Most respectfully, I dissent. I think the majority is rewriting the statute to achieve a desired result. I agree that the holding of the majority is equitable and just, but courts do not exercise general equity jurisdiction in tax sale foreclosure proceedings. Voge v. Olin, 69 Md. App. 508, 518 A.2d 474 (1986), cert. granted, 309 Md. 411, 524 A.2d 92 (1987).
Where statutory language is plain and free from ambiguity and expresses a definite and sensible meaning, no construction or clarification is needed or permitted. Comptroller v. Fairchild Industries, 303 Md. 280, 493 A.2d 341 (1985). I recognize that this "plain meaning" rule is not absolutely rigid, Kaczorowski v. City of Baltimore, 309 Md. 505, 525 A.2d 628 (1987), but "[w]e simply may not read into the statute something that is plainly not there." Prince George's Homes v. Cahn, 283 Md. 76, 80, 389 A.2d 853, 855 (1978). I think that is precisely what the majority has done in this case. The majority holds that when the Legislature said the amount required to redeem, after a judgment foreclosing the right of redemption is set aside, includes the reasonable value of all improvements, it really meant to say the value of reasonable improvements. I cannot reach that conclusion. As a former judge of the Court of Appeals has been quoted as saying, "if the Legislature doesn't mean what it says, it ought to say so."
When the General Assembly enacted Chapter 761 of the Acts of 1943, the predecessor to current Maryland Code (1986, 1987 Supp.) §§ 14-808 et seq., of the Tax-Property Article, § 90M contained substantially the same language as does the current § 14-845(b). Section 89G of Chapter 761, as does current § 14-832, provided that the law shall be liberally construed as remedial legislation to encourage the foreclosure of rights of redemption. Presumably, the General Assembly was aware of Art. 17, § 362 of the Public Local Laws of Prince George's County (1930) (§ 462 by 1943 revision), which provided, in pertinent part:
Similar language appeared in Chapter 540 of the Acts of 1941, applicable only to Baltimore City.
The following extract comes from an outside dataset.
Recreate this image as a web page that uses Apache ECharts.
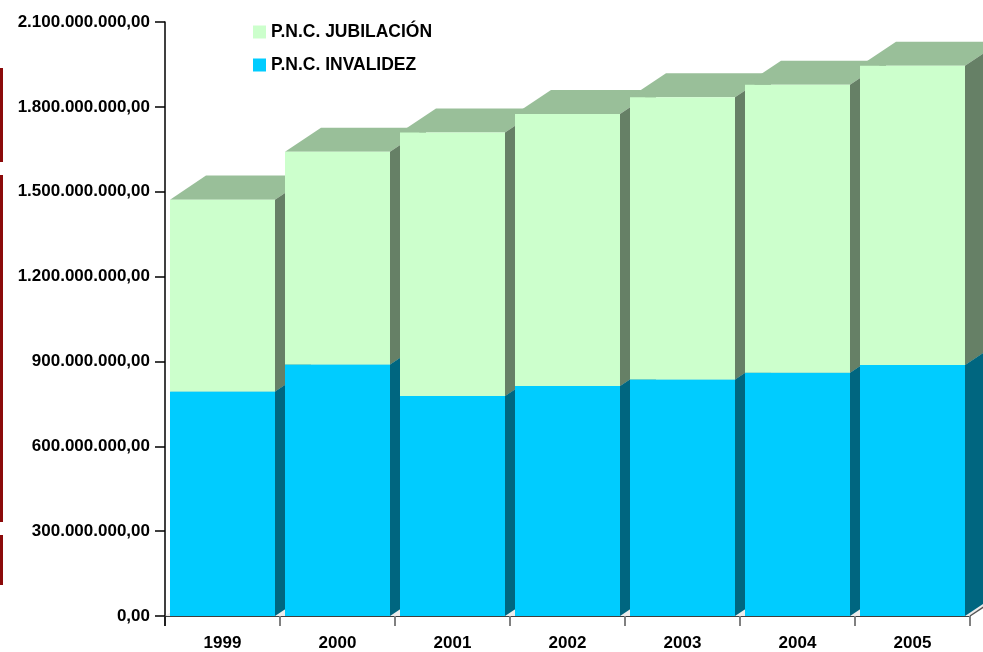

Section 62P of that Act provided, in part:
". . . If the final decree of the court foreclosing all rights of redemption is set aside on the ground of lack of jurisdiction, the amount required to redeem shall be the amount required by the provisions of this Act, and in addition thereto, the reasonable value, at the date the decree is set aside, of all improvements made on the property by the purchaser and his successors in interest, minus any net income derived from the use of the property. . . ."
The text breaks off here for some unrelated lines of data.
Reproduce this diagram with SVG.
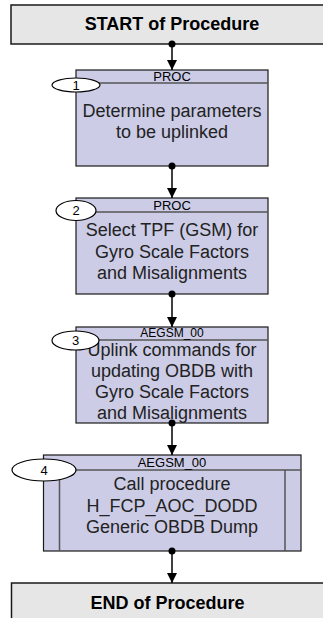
<svg xmlns="http://www.w3.org/2000/svg" width="323" height="618" viewBox="0 0 323 618">
<defs>
<style>
.term{fill:#e6e6e6;stroke:#1a1a1a;stroke-width:1.5}
.proc{fill:#ccccE6;stroke:#1a1a1a;stroke-width:1.2}
.div{stroke:#555;stroke-width:1.5;fill:none}
.oval{fill:#fff;stroke:#000;stroke-width:1.2}
.tt{font-family:"Liberation Sans",Arial,sans-serif;font-weight:bold;font-size:18px;fill:#000;text-anchor:middle}
.bt{font-family:"Liberation Sans",Arial,sans-serif;font-size:18px;fill:#222;text-anchor:middle}
.ht{font-family:"Liberation Sans",Arial,sans-serif;font-size:13px;fill:#000;text-anchor:middle}
.nt{font-family:"Liberation Sans",Arial,sans-serif;font-size:13px;fill:#000;text-anchor:middle}
.ln{stroke:#000;stroke-width:1.5;fill:none}
</style>
<marker id="ah" viewBox="0 0 10 10" refX="10" refY="5" markerWidth="10" markerHeight="10" markerUnits="userSpaceOnUse" orient="auto">
<path d="M0,0 L10,5 L0,10 z" fill="#000"/>
</marker>
</defs>
<g id="start">
<rect class="term" x="11" y="5" width="330" height="39"/>
<text class="tt" x="172" y="30">START of Procedure</text>
</g>
<g id="step1">
<rect class="proc" x="76" y="70" width="192" height="96"/>
<line class="div" x1="76" y1="83" x2="268" y2="83"/>
<text class="ht" x="172" y="81">PROC</text>
<text class="bt" x="172" y="117">Determine parameters</text>
<text class="bt" x="172" y="138">to be uplinked</text>
<ellipse class="oval" cx="76" cy="85" rx="24" ry="7"/>
<text class="nt" x="76" y="90">1</text>
</g>
<g id="step2">
<rect class="proc" x="76" y="198" width="192" height="96"/>
<line class="div" x1="76" y1="212" x2="268" y2="212"/>
<text class="ht" x="172" y="210">PROC</text>
<text class="bt" x="172" y="236">Select TPF (GSM) for</text>
<text class="bt" x="172" y="257.5">Gyro Scale Factors</text>
<text class="bt" x="172" y="279">and Misalignments</text>
<ellipse class="oval" cx="76" cy="210.5" rx="20" ry="10"/>
<text class="nt" x="76" y="215">2</text>
</g>
<g id="step3">
<rect class="proc" x="76" y="327" width="192" height="96"/>
<line class="div" x1="76" y1="340" x2="268" y2="340"/>
<text class="ht" x="172" y="336.5" style="font-size:12px">AEGSM_00</text>
<text class="bt" x="172" y="355.5">Uplink commands for</text>
<text class="bt" x="172" y="376.5">updating OBDB with</text>
<text class="bt" x="172" y="397.5">Gyro Scale Factors</text>
<text class="bt" x="172" y="418.5">and Misalignments</text>
<ellipse class="oval" cx="75.5" cy="340.5" rx="23.5" ry="9.5"/>
<text class="nt" x="75.5" y="345">3</text>
</g>
<g id="step4">
<rect class="proc" x="43.5" y="455" width="257.5" height="96"/>
<line class="div" x1="43.5" y1="470" x2="301" y2="470"/>
<line class="div" x1="59.5" y1="470" x2="59.5" y2="551"/>
<line class="div" x1="285" y1="470" x2="285" y2="551"/>
<text class="ht" x="172" y="467">AEGSM_00</text>
<text class="bt" x="172" y="490">Call procedure</text>
<text class="bt" x="172" y="511.5">H_FCP_AOC_DODD</text>
<text class="bt" x="172" y="533">Generic OBDB Dump</text>
<ellipse class="oval" cx="44" cy="470" rx="32" ry="11"/>
<text class="nt" x="44" y="475">4</text>
</g>
<g id="end">
<rect class="term" x="11.5" y="583" width="330" height="50"/>
<text class="tt" x="167.5" y="609">END of Procedure</text>
</g>
<g id="connectors">
<circle cx="172" cy="44" r="3.5"/>
<line class="ln" x1="172" y1="44" x2="172" y2="70" marker-end="url(#ah)"/>
<circle cx="172" cy="166" r="3.5"/>
<line class="ln" x1="172" y1="166" x2="172" y2="198" marker-end="url(#ah)"/>
<circle cx="172" cy="294" r="3.5"/>
<line class="ln" x1="172" y1="294" x2="172" y2="327" marker-end="url(#ah)"/>
<circle cx="172" cy="423" r="3.5"/>
<line class="ln" x1="172" y1="423" x2="172" y2="455" marker-end="url(#ah)"/>
<circle cx="172" cy="551" r="3.5"/>
<line class="ln" x1="172" y1="551" x2="172" y2="583" marker-end="url(#ah)"/>
</g>
</svg>
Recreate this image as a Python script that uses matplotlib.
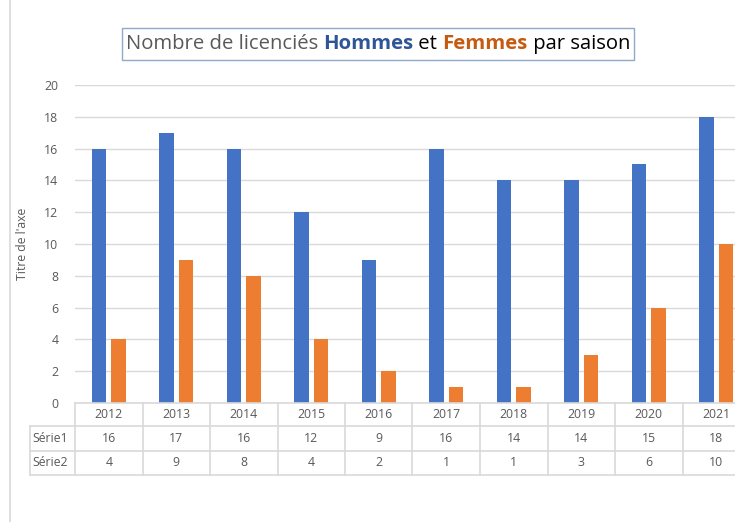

362. * * * Upon the setting aside of a tax deed or the destruction of a tax title at law or in equity, the purchase money paid at tax sale for the land recovered shall be a first lien upon said land and premises, and said lien shall be enforceable in equity by the person entitled to the same, as is a vendor's lien. Likewise the value of buildings and improvements made thereon in good faith by the holder of said tax title or those under whom he claims. [emphasis added]
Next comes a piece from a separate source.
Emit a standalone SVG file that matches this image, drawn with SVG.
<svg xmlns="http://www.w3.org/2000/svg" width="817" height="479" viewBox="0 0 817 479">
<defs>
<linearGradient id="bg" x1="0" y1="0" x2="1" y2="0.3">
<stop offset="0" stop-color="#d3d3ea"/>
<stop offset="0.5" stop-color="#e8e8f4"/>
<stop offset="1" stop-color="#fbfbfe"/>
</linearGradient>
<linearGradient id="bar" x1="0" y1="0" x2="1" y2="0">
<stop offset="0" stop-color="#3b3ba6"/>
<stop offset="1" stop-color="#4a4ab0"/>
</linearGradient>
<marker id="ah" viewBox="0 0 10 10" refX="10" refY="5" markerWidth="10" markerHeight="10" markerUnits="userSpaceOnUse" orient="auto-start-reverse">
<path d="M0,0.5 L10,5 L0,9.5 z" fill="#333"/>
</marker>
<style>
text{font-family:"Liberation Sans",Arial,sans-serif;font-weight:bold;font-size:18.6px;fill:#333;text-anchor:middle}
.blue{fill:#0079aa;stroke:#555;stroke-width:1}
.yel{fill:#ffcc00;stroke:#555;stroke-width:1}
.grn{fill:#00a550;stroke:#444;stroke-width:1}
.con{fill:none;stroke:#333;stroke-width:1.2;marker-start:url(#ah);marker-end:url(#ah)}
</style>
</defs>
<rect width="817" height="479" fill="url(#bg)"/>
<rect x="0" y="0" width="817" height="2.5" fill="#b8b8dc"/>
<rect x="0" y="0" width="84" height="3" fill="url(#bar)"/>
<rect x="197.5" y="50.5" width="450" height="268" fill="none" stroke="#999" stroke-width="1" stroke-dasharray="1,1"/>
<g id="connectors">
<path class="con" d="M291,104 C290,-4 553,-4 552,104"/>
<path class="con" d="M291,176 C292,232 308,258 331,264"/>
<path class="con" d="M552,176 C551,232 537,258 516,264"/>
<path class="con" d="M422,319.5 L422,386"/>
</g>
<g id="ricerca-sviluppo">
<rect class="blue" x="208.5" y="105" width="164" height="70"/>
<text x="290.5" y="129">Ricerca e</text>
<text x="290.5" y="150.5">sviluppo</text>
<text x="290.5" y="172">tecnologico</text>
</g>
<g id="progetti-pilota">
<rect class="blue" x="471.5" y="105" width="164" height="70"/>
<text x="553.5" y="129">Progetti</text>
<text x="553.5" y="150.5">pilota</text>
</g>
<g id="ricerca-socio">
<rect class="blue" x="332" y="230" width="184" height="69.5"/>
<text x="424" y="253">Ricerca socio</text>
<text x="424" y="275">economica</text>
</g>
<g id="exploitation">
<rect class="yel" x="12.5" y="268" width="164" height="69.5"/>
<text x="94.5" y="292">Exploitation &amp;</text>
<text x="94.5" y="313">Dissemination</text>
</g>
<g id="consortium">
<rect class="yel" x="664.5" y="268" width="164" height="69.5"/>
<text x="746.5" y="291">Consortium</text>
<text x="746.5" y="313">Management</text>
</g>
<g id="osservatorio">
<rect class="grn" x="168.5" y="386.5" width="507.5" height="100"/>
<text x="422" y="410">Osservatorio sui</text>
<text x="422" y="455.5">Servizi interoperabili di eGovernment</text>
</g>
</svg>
The legislators could have added that same "good faith" requirement to the Public General Law. They chose not to do so. Today, this Court has done it for them. I would prefer that this omission be supplied as suggested by Chief Justice Marshall in M'Iver v. Ragan, 15 U.S. 25, 2 Wheat. 25, 4 L.Ed. 175 (1817), when he said: "If this difficulty be produced by the legislative power, the same power might provide a remedy."
I would reverse and remand for a determination of the "reasonable value of all improvements."